**Task goal**
In the entries below, how many lines hold the string "code"? Give only the number.

begin Given information

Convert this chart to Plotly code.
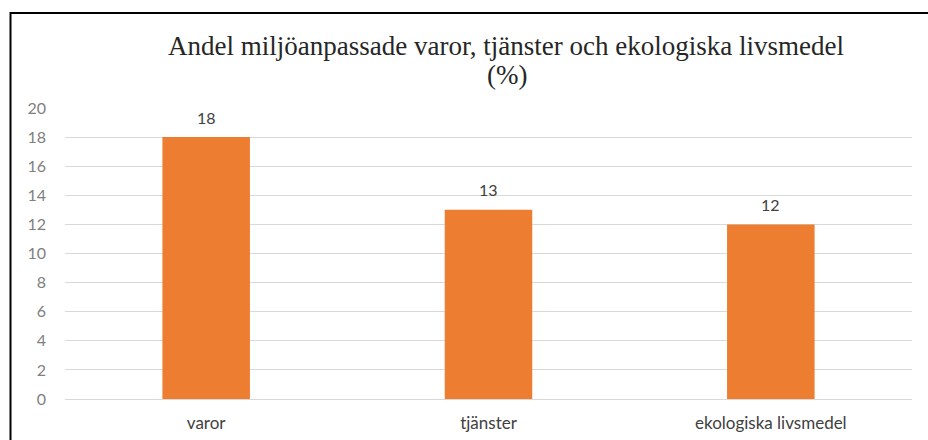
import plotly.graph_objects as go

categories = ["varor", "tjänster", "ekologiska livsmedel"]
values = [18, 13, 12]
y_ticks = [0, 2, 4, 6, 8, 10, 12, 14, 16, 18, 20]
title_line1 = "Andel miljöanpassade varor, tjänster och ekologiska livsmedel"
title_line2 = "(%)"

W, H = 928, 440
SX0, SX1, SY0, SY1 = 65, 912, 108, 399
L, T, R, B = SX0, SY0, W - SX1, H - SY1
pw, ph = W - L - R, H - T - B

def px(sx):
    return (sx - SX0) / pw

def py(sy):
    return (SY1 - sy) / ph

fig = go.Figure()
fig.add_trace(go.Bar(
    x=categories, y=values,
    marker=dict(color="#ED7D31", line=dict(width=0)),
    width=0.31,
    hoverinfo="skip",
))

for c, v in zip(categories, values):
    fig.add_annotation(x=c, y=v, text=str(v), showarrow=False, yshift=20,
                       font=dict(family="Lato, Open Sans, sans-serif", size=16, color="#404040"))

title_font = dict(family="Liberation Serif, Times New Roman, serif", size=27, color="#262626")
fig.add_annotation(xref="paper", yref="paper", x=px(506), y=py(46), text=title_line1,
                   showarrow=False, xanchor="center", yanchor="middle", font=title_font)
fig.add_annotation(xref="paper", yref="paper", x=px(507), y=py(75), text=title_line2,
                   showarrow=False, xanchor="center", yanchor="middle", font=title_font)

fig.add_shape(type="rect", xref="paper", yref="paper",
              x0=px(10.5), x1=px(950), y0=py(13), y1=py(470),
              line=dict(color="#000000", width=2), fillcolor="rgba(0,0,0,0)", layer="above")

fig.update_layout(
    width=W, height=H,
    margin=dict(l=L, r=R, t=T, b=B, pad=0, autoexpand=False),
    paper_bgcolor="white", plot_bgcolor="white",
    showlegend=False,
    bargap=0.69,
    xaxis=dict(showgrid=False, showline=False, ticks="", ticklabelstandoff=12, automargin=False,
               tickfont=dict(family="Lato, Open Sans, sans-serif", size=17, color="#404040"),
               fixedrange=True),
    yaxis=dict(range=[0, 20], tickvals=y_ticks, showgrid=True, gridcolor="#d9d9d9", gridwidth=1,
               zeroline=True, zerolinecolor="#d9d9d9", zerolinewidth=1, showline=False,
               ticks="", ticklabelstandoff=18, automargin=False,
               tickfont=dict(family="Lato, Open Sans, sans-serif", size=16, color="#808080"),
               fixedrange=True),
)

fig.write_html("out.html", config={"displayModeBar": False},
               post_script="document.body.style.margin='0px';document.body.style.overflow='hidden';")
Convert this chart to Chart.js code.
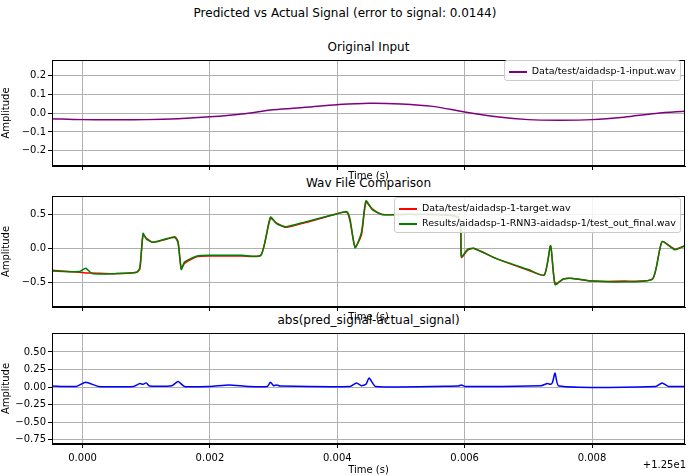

end Given information

**Correct answer**
2